As the times have changed, people’s musical tastes have too, and in order to survive in the mainstream/pop landscape, artists like Maroon 5 must adapt to these changes, or fade away. In adapting to these changes, they started pandering to different demographics, sacrificing the integrity and quality of their music for increased popularity and longevity.

This degradation of quality in an artist’s music isn’t always the result of selling out, pandering or changing too much. Sometimes artists refuse to grow or evolve musically and that lack of growth leads to repetitive, boring music. 

Eminem is nearing 50 years old, and he’s still hurling around homophobic slurs and dissing artists for shock value in his music, and it feels like no matter how negatively his music is received he just doubles down on it. He raps like an old man, sitting in a room and yelling at the walls about how great things were in his heyday, and it’s because he’s run out of things to say.

He hasn’t really had a potent idea for a record since Recovery, which isn’t very good itself, but at least it had clear intentions and something to say. Now the music is just hollow syllables laid over more contemporary production.

Along with both Eminem and Maroon 5’s respective music decreasing in quality, they share another massive commonality, and that’s their stature in the industry. Both of these acts, and even Logic to a lesser extent, are massively popular major label artists. They’re not the same extremely passionate artists that worked on their earlier albums, they’re part of the machine that is the music business, and that plays a huge part in their decline.

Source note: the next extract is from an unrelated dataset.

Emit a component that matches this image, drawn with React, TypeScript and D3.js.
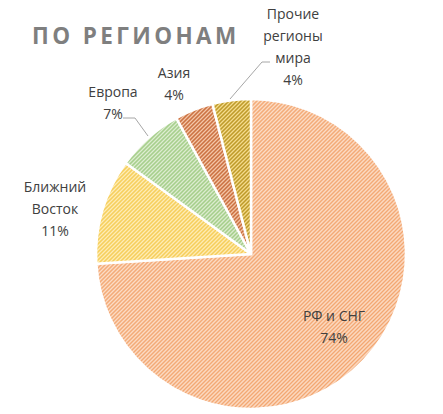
import React from "react";
import * as d3 from "d3";

const categories = ["РФ и СНГ", "Ближний Восток", "Европа", "Азия", "Прочие регионы мира"];
const values = [74, 11, 7, 4, 4];
const percentLabels = ["74%", "11%", "7%", "4%", "4%"];
const labelLines = [["РФ и СНГ"], ["Ближний", "Восток"], ["Европа"], ["Азия"], ["Прочие", "регионы", "мира"]];
const baseColors = ["#fde3d0", "#fff0c0", "#e3f0d8", "#f9d0b4", "#fbe49a"];
const stripeColors = ["#f2a36b", "#f5c94c", "#9cc97f", "#c4622f", "#b58f18"];
// label anchor (center x, first line center y)
const labelPos: [number, number][] = [[334, 316], [55, 187], [113, 92], [174, 73], [293, 14]];

const W = 443, H = 414;
const cx = 251, cy = 254, R = 155;

export default function App() {
  const pie = d3.pie<number>().sort(null).value((d) => d)(values);
  const arc = d3.arc<d3.PieArcDatum<number>>().innerRadius(0).outerRadius(R);
  const lh = 22;
  return (
    <svg width={W} height={H} style={{ position: "absolute", left: 0, top: 0 }}>
      <defs>
        {baseColors.map((c, i) => (
          <pattern key={i} id={`p${i}`} width={2.83} height={2.83} patternUnits="userSpaceOnUse" patternTransform="rotate(45)">
            <rect width={2.83} height={2.83} fill={c} />
            <rect width={1.45} height={2.83} fill={stripeColors[i]} />
          </pattern>
        ))}
      </defs>
      <rect width={W} height={H} fill="#fff" />
      <text x={32} y={44} fontFamily="'Open Sans', sans-serif" fontWeight="bold" fontSize={22.5} fill="#7f7f7f" letterSpacing={3.4}>
        ПО РЕГИОНАМ
      </text>
      <g transform={`translate(${cx},${cy})`}>
        {pie.map((d, i) => (
          <path key={i} d={arc(d) || ""} fill={`url(#p${i})`} stroke="#fff" strokeWidth={2.5} strokeLinejoin="round" />
        ))}
      </g>
      {/* leader lines */}
      <polyline points="270,62 262,62 230,99" fill="none" stroke="#a6a6a6" strokeWidth={1} />
      <polyline points="123,118 135,118 148,136" fill="none" stroke="#a6a6a6" strokeWidth={1} />
      {labelLines.map((lines, i) => {
        const [x, y0] = labelPos[i];
        const all = [...lines, percentLabels[i]];
        return (
          <text key={i} textAnchor="middle" fontFamily="'Open Sans', sans-serif" fontSize={14} fill="#404040">
            {all.map((t, j) => (
              <tspan key={j} x={x} y={y0 + j * lh} dy="0.35em">{t}</tspan>
            ))}
          </text>
        );
      })}
    </svg>
  );
}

At a certain point, after such lengthy and successful careers, these acts have become less focused on the art and more focused on maintaining their relevance. Maroon 5 through their blatant trend-chasing, and Eminem by having albums with a few poppy singles and a bunch of songs that attempt to re-hash elements of his classics. They’re not creating for the purpose of creation or passion, they’re pandering to maintain popularity, but these are the pressures of the industry.

In both of these cases, these artists reached a crossroads: do they stop with their legacies and reputations intact, or do they continue and risk damaging their names? They chose the latter, for whatever purpose, and are taken less and less seriously with each release. Maroon 5 are now regarded as nothing more than an obnoxious group of sellouts, and people are now questioning Eminem’s status as an all-time great rapper.

That being said, just because a popular artist is in a decline doesn’t mean they’ve got nothing left in them, just that they may need to step away — at least for a while. We’ve seen artists like Jay-Z, Judas Priest and Bob Dylan all hit late-career home runs, even after a few middling-to-poor releases have piled up in their catalogue. They were all able to step away for a while and come back with some of their later works being some of their best. They are rare cases but they prove that the late-career return to form is possible.

So, when is it the right time for an artist to step away from recording for good? It’s possible that there is no right answer to the question, as a lot of knowing when to call it a day comes with hindsight. But in an ideal situation, an artist would either recognize their decline as it begins, or soon after and fade away, either temporarily or for good.

In such an artistic and individual profession, it’s easy to overlook the signs, but acknowledging them could save an artist’s legacy. Not everyone can go out on top, but with that self-awareness, they can come close.